DIRECTION —
Please print exactly the lines below, from the start of the material up to and including the line with "ReferenceLine, XAxis, YAxis", but none of the pictures.
^^^^^^^^^^^^^^^^
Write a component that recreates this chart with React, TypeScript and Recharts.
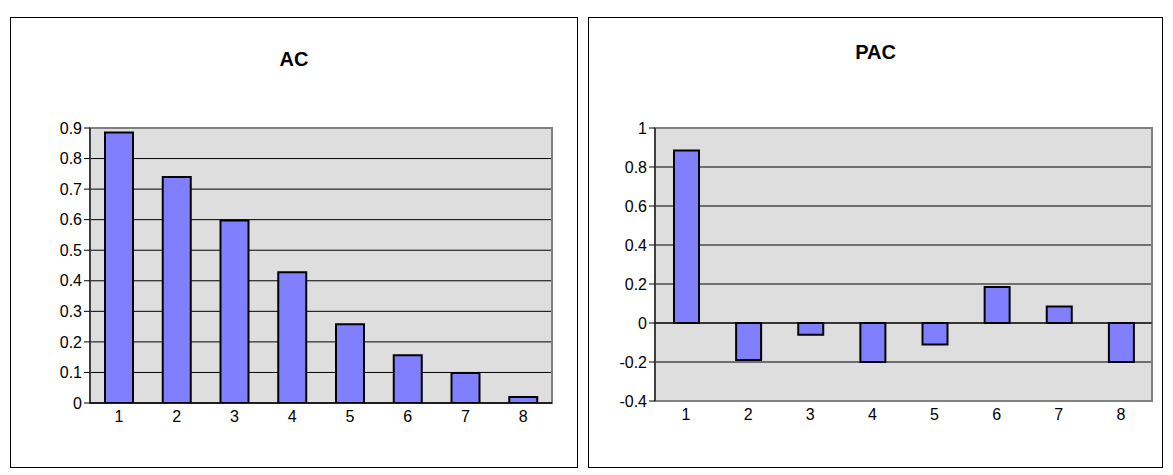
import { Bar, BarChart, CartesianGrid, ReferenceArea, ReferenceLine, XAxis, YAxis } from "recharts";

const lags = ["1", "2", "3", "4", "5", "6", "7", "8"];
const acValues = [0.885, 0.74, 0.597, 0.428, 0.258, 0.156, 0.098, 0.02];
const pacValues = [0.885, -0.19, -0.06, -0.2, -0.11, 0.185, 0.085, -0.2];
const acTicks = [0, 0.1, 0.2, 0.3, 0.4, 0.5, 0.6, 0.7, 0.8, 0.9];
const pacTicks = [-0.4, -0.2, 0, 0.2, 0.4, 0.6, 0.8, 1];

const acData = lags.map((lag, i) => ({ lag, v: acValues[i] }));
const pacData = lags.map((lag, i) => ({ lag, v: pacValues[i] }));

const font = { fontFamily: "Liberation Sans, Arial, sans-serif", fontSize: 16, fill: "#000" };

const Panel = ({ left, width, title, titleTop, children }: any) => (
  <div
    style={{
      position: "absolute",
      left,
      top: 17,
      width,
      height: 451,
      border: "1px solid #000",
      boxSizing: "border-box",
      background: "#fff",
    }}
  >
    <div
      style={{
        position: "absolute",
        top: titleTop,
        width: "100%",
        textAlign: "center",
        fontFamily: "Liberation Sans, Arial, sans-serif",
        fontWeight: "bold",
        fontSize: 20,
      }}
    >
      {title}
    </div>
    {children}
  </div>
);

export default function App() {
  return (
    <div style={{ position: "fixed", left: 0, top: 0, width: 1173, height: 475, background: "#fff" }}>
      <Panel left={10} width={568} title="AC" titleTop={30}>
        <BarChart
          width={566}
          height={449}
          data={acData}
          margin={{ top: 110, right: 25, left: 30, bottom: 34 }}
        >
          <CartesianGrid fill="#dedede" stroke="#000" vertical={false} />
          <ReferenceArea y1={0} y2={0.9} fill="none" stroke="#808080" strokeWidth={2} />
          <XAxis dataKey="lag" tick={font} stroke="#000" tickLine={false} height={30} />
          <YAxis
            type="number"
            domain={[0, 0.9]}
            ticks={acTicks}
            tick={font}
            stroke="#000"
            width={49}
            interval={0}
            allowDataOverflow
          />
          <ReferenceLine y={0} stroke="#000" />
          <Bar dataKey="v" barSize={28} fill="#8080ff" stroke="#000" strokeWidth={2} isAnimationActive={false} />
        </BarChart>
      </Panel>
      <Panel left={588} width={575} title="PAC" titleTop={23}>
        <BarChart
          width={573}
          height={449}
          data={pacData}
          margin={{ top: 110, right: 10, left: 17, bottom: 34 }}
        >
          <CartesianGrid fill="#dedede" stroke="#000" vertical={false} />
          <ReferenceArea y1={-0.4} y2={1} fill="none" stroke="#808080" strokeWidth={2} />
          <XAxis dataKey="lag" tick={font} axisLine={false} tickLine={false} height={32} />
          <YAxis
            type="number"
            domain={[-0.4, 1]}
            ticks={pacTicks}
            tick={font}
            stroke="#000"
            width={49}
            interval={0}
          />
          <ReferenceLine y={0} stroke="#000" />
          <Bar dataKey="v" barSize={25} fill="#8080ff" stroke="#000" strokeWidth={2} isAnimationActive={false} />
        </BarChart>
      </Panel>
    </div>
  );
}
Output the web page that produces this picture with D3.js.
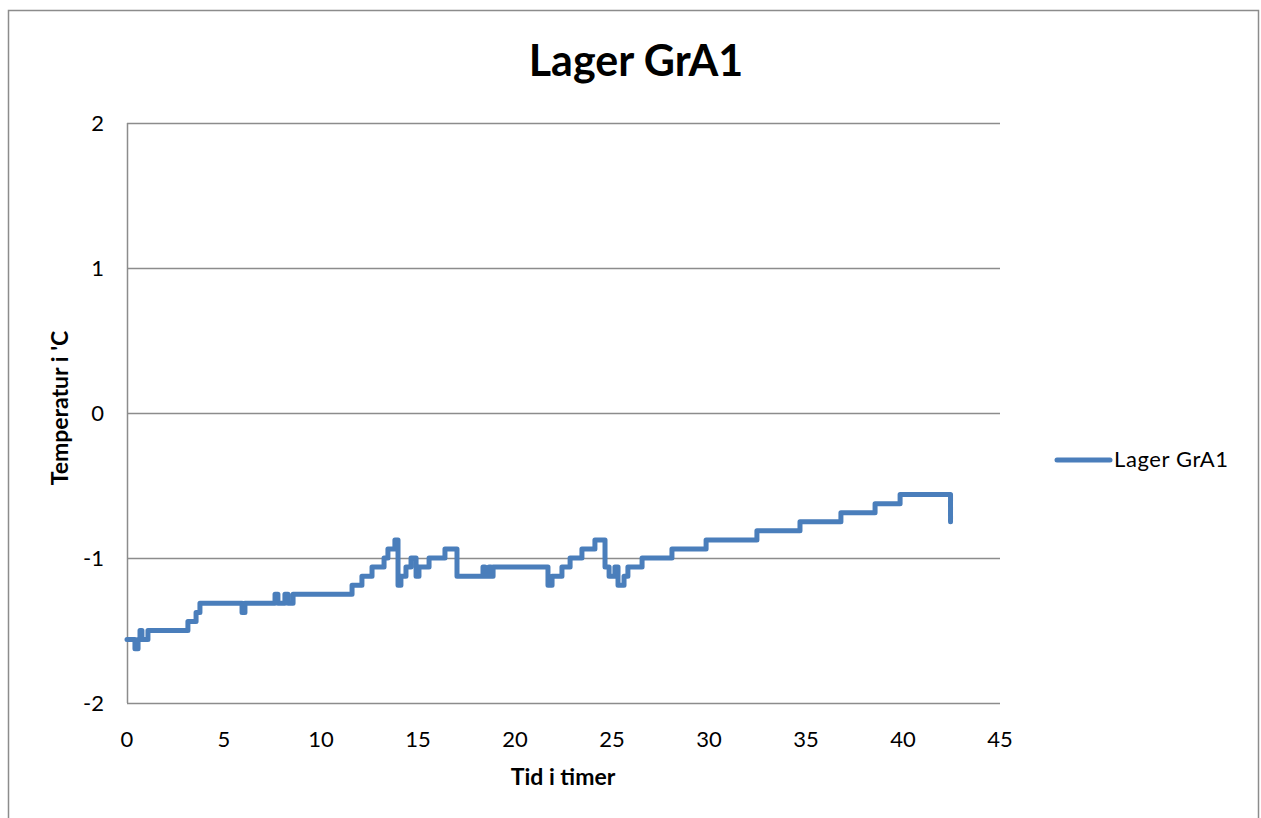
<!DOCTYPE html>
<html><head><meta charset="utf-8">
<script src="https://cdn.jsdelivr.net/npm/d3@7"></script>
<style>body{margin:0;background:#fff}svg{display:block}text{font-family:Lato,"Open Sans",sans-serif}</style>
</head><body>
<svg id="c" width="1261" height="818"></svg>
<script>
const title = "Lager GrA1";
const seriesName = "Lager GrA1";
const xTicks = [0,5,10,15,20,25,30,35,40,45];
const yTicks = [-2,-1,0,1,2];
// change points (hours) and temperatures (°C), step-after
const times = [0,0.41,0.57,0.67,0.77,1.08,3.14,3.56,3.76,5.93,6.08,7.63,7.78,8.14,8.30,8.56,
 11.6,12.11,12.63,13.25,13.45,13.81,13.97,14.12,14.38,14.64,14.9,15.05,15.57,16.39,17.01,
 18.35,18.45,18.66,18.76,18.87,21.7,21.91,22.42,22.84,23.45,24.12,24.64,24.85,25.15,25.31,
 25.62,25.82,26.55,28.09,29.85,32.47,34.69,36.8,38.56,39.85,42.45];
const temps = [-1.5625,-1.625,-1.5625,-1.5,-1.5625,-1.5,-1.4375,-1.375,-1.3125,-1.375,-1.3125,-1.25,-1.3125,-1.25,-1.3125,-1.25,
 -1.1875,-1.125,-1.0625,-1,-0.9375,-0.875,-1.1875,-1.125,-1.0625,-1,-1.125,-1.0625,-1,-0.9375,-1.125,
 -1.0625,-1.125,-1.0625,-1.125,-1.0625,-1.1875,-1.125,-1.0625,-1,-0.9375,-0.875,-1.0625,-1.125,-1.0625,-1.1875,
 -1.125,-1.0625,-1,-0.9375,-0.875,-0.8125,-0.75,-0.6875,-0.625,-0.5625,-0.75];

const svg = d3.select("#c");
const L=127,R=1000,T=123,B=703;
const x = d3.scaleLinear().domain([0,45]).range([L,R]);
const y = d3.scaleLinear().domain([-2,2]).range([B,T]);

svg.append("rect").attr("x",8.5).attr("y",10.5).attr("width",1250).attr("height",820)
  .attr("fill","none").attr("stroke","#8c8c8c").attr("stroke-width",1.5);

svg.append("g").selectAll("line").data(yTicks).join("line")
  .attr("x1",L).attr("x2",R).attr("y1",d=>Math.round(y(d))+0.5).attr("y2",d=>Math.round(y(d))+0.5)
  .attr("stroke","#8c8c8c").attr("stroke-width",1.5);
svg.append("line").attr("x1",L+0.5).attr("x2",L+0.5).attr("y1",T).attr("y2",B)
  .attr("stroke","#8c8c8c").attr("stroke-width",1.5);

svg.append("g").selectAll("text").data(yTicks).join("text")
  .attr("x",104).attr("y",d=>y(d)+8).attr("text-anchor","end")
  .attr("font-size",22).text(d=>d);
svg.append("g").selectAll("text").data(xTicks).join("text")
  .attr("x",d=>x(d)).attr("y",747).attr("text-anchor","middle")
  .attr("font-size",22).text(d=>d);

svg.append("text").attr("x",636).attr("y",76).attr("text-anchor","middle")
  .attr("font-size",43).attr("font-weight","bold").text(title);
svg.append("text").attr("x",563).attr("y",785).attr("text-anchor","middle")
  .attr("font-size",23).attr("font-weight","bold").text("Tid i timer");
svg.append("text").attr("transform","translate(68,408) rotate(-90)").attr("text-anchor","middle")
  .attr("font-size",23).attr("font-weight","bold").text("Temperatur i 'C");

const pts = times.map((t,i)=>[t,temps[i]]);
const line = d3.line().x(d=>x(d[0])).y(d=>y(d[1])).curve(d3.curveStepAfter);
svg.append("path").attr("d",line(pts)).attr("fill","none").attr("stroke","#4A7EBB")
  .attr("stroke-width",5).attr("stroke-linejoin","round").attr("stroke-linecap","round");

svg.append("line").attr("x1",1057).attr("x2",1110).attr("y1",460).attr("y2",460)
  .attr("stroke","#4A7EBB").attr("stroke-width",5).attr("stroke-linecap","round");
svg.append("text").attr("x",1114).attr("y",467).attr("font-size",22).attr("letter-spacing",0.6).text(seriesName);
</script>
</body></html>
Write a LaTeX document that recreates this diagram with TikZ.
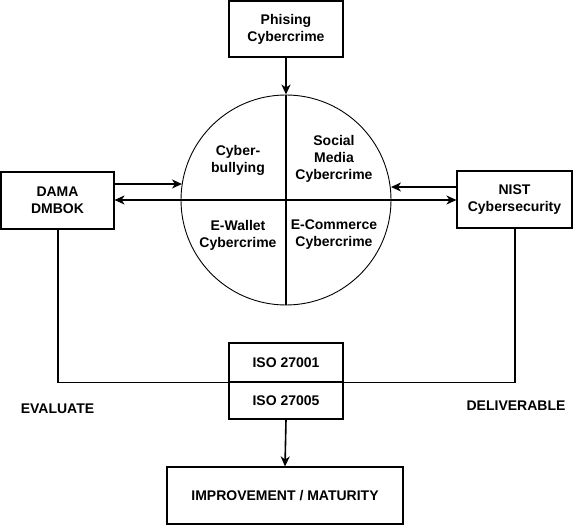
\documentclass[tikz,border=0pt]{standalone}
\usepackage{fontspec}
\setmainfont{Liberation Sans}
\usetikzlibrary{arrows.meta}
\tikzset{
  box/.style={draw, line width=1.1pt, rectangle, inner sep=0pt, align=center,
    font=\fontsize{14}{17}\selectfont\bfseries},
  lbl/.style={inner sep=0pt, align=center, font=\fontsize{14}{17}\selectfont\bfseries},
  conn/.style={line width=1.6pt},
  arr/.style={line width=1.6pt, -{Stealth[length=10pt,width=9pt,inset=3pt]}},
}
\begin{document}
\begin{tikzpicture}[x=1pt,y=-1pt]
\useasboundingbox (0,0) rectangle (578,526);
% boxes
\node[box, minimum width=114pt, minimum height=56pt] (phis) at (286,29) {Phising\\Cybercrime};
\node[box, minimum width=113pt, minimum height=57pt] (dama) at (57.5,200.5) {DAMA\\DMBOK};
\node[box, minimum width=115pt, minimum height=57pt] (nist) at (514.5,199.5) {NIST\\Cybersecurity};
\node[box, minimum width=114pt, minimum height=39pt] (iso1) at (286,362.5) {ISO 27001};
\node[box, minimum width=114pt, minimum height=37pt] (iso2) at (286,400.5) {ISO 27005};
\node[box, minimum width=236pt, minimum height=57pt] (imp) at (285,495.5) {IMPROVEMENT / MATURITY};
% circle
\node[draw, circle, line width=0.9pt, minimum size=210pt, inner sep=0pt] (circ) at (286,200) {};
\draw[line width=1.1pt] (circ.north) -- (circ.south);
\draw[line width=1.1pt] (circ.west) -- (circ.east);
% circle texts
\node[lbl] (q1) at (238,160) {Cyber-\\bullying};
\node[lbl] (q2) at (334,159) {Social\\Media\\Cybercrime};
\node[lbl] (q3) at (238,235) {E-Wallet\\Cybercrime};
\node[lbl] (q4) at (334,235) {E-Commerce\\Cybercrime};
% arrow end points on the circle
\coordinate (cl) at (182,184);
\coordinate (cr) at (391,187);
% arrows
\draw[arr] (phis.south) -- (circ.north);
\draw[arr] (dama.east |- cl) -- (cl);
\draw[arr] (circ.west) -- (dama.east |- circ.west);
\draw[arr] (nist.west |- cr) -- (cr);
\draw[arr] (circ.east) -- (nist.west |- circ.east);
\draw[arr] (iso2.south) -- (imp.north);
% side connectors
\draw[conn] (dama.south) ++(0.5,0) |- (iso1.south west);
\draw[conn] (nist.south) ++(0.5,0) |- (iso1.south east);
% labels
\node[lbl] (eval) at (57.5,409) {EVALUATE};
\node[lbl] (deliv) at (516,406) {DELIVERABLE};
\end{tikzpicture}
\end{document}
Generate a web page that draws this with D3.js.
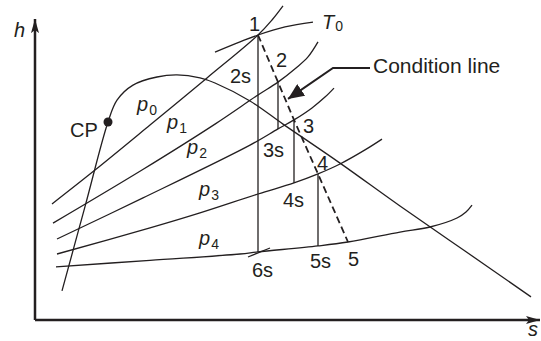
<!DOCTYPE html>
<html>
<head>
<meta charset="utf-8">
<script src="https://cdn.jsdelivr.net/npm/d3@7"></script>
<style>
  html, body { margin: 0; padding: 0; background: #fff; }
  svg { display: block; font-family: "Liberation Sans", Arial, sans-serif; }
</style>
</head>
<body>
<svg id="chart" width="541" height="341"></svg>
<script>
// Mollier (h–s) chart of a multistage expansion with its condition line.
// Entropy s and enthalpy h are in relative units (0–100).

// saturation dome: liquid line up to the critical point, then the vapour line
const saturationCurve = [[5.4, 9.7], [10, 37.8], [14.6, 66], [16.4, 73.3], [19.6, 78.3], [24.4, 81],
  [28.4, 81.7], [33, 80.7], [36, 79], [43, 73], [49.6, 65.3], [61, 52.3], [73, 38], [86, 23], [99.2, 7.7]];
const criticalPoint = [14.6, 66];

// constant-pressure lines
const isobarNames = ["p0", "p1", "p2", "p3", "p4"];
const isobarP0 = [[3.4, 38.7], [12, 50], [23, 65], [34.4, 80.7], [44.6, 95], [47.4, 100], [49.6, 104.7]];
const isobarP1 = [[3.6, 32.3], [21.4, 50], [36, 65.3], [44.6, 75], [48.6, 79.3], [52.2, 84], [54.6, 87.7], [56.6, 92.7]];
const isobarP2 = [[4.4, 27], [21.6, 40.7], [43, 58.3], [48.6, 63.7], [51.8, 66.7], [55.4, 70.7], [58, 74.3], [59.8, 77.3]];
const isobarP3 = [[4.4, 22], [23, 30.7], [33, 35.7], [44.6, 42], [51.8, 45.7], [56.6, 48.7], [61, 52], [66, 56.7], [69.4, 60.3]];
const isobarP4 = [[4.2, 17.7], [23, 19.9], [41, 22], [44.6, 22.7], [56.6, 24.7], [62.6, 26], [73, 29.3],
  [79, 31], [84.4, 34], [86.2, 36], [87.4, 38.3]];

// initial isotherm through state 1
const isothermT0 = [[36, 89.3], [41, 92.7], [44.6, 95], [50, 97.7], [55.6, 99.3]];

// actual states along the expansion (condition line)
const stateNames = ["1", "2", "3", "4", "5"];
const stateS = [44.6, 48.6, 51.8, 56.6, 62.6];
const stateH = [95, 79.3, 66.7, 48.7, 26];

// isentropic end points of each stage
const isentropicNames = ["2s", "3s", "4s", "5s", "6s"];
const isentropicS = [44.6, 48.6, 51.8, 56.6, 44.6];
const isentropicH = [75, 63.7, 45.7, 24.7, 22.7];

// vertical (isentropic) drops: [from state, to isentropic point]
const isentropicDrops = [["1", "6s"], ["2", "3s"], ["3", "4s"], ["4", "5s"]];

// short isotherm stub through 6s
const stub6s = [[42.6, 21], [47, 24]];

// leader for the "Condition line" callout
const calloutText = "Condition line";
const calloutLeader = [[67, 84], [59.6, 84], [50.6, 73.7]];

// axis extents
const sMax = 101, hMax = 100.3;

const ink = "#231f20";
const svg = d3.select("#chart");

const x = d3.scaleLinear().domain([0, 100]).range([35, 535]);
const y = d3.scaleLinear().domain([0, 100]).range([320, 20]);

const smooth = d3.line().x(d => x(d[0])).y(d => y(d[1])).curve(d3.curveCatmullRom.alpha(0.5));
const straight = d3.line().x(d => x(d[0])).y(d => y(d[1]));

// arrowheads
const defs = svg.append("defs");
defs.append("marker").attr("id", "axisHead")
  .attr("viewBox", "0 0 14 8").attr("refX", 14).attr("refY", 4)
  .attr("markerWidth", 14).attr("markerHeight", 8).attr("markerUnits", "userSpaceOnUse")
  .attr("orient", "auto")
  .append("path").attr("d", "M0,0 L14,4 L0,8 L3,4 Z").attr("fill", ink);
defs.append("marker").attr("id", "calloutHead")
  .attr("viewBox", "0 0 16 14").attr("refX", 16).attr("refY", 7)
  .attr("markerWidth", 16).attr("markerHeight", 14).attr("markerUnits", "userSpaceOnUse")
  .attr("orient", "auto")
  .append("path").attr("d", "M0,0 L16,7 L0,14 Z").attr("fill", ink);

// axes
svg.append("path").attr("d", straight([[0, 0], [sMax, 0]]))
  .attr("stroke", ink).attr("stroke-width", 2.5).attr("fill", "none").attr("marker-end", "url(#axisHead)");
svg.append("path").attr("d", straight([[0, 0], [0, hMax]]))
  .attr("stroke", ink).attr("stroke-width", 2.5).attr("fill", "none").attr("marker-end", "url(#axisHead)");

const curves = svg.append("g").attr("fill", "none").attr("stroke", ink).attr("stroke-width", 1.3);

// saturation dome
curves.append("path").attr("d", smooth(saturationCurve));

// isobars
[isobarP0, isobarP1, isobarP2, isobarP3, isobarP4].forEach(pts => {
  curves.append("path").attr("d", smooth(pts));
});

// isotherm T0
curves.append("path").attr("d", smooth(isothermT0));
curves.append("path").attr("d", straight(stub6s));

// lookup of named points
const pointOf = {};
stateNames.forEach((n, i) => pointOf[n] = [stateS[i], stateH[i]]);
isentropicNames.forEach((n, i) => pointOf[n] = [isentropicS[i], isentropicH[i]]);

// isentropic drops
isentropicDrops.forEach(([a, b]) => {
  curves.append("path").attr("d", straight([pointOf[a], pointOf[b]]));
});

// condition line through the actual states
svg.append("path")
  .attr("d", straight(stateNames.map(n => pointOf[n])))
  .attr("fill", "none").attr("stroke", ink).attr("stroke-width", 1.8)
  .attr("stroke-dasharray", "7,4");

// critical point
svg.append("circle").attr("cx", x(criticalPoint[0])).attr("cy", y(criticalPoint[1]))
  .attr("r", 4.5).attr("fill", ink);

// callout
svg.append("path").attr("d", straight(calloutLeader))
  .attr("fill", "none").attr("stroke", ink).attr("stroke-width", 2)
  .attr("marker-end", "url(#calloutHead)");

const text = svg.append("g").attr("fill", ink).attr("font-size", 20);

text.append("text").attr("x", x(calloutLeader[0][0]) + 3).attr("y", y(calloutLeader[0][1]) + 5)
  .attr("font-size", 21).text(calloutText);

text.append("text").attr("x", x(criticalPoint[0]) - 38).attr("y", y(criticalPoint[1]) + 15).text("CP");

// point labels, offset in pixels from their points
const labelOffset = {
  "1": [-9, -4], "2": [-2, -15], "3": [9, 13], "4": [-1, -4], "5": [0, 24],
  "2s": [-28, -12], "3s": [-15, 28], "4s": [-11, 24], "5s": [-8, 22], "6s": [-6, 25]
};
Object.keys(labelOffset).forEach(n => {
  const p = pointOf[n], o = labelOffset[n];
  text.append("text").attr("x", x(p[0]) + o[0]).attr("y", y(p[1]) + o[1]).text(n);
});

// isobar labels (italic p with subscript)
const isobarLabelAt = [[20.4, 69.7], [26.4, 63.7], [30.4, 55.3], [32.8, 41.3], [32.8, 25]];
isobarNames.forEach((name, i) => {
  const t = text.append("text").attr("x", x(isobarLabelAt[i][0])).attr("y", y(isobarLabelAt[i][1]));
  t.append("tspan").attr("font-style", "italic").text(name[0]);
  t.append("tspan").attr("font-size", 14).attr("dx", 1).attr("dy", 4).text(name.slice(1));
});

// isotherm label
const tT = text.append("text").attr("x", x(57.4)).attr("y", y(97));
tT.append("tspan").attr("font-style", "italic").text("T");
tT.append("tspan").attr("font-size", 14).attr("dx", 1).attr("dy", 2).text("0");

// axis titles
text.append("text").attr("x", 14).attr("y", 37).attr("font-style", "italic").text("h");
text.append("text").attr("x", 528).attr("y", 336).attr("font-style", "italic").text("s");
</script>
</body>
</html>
^^^^^^^^^^^^^^^^
CORRECT OUTPUT —
Write a component that recreates this chart with React, TypeScript and Recharts.
import { Bar, BarChart, CartesianGrid, ReferenceArea, ReferenceLine, XAxis, YAxis } from "recharts";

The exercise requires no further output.